Either way, I will almost certainly repeat this direct-market sales strategy again in the future. In fact, what I’d really *love* to do is to do this quarterly, though I of course have no idea if the market could bear such conditions. It seems pretty likely that it’ll just happen once this year, as last year (the Jane Yellowrock-Joanne Walker crossover story might be the next project of that nature, actually, maybe sometime this fall.), but perhaps as I’m able to grow a broader base of direct patrons it’s something I can do more regularly. One way or another, I’ve certainly enjoyed it, I got a lot of positive feedback, and it seems like this should be a system that can be refined and continue to work.


  1. Scott Scheller

    If you and Faith can work out a short / novella crossover for Jo & Jane, I’d buy it. And later it could go in an anthology as well. I trust that most fans would love to see favorite characters from different series interact. As for me, I think it would be way cool to have Jo attend a detective conference in Chicago and bump into Harry Dresden, or maybe even Molly Carpenter! Sigh. I can only dream.
    I like it whenever authors cross promote each other for it helps readers find other book series to enjoy. Several years back Jim Butcher promoted URBAN SHAMAN on his web and on his recommendation alone I bought it and thus became a devotee. Heh.
    I also love anthologies for they often lead me to explore the works of authors I have not yet looked into.
    Meanwhile, I have to bide my time until June when DEMON HUNTS releases.

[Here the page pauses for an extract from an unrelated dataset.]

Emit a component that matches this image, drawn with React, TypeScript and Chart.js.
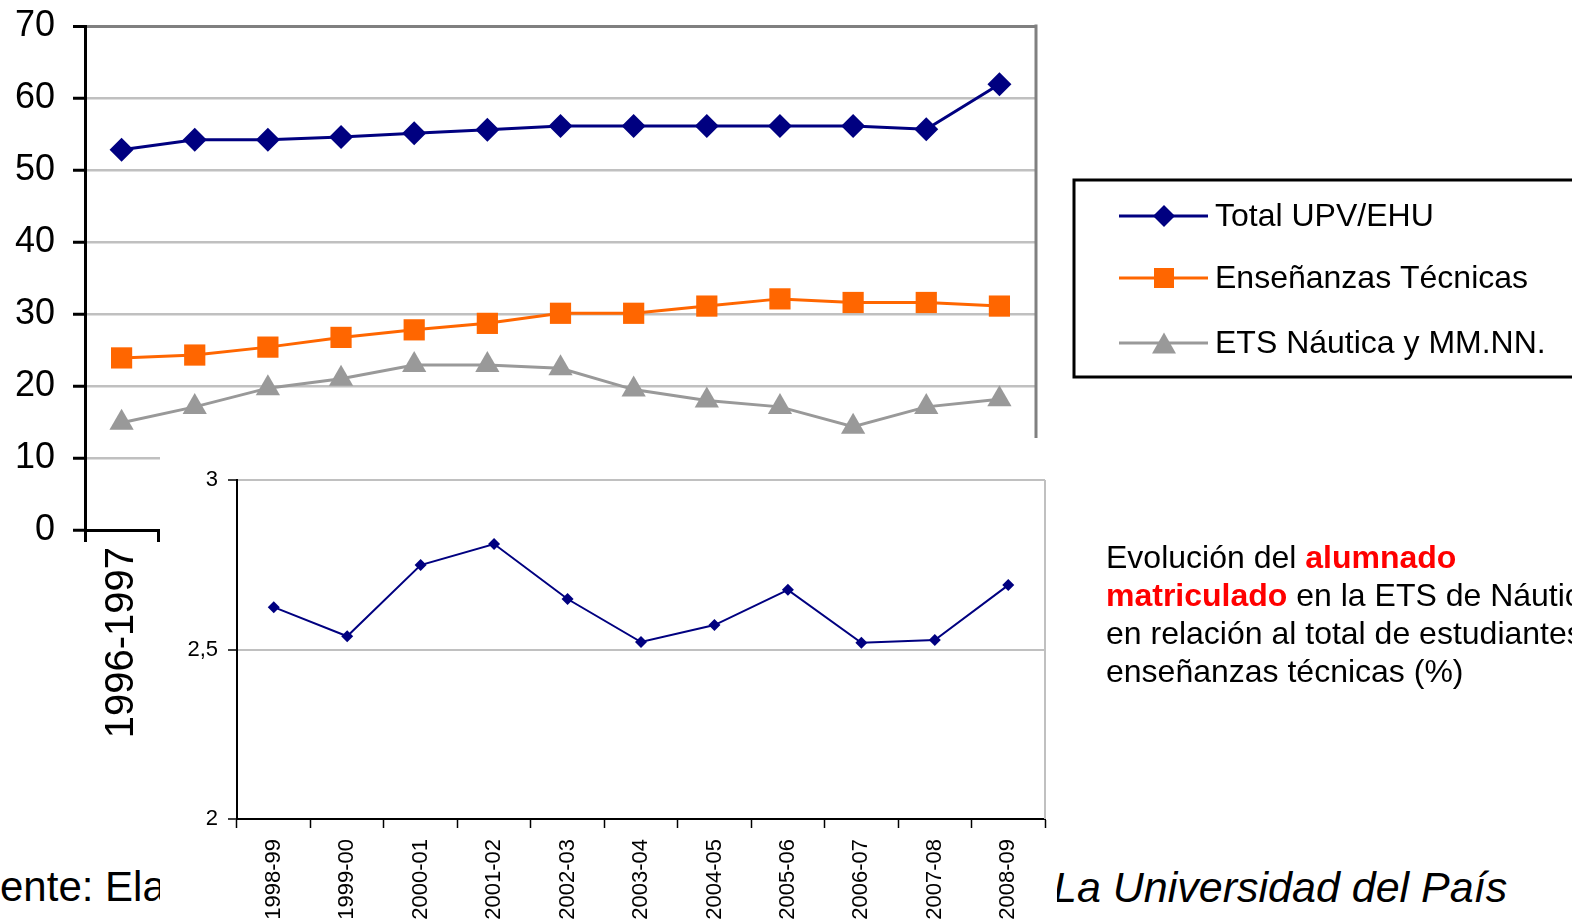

  2. I am pretty sure that if Jo ever met Harry Dresden, Chicago would be leveled (or at least see another Great Fire).

    My roommate and I are in Dublin for spring break this week and were at Chapters in Dublin this morning. I picked up a copy of URBAN SHAMAN. Any chance you’ll be in Dublin this week and able to put a dedication in it for me? :)


  3. Rita

    The functional spec writer in me immediately saw a need for a new website, where potential readers could see a list of authors they have marked as “favorite”, followed by a list of “new to the site” authors, followed by all authors on site (click on column header to sort alpha or genre or due date). The reader could see the projects’ working title, whether they have bought-in, has the project made minimum, and (once min buy-in has been reached) what the due date is. A little authorial profile would show past projects, delta between due date & delivery, and reviews from readers.

    As a reader, I could quickly see which potential projects I want to help fund from my favorite authors, and would hopefully be able to buy-in after the fact. Advertising for angel funding gets cross pollinated – I may open the site intending to put my nickle on a Doctorow story, and then see that Kit has another project in proposal, since she’s on my favorites watchlist. From an author’s perspective, you can put up 2 or 3 proposals and see which one gets the most interest, therefore prioritizing the writing for the biggest fanbase.

    Unfortunately, the only way I can see this remaining a viable model is for the authors to give a cut of the proceeds to the site, in order to fund the server space & updates. Which kinda defeats the direct-author-audience connection. Hmmm.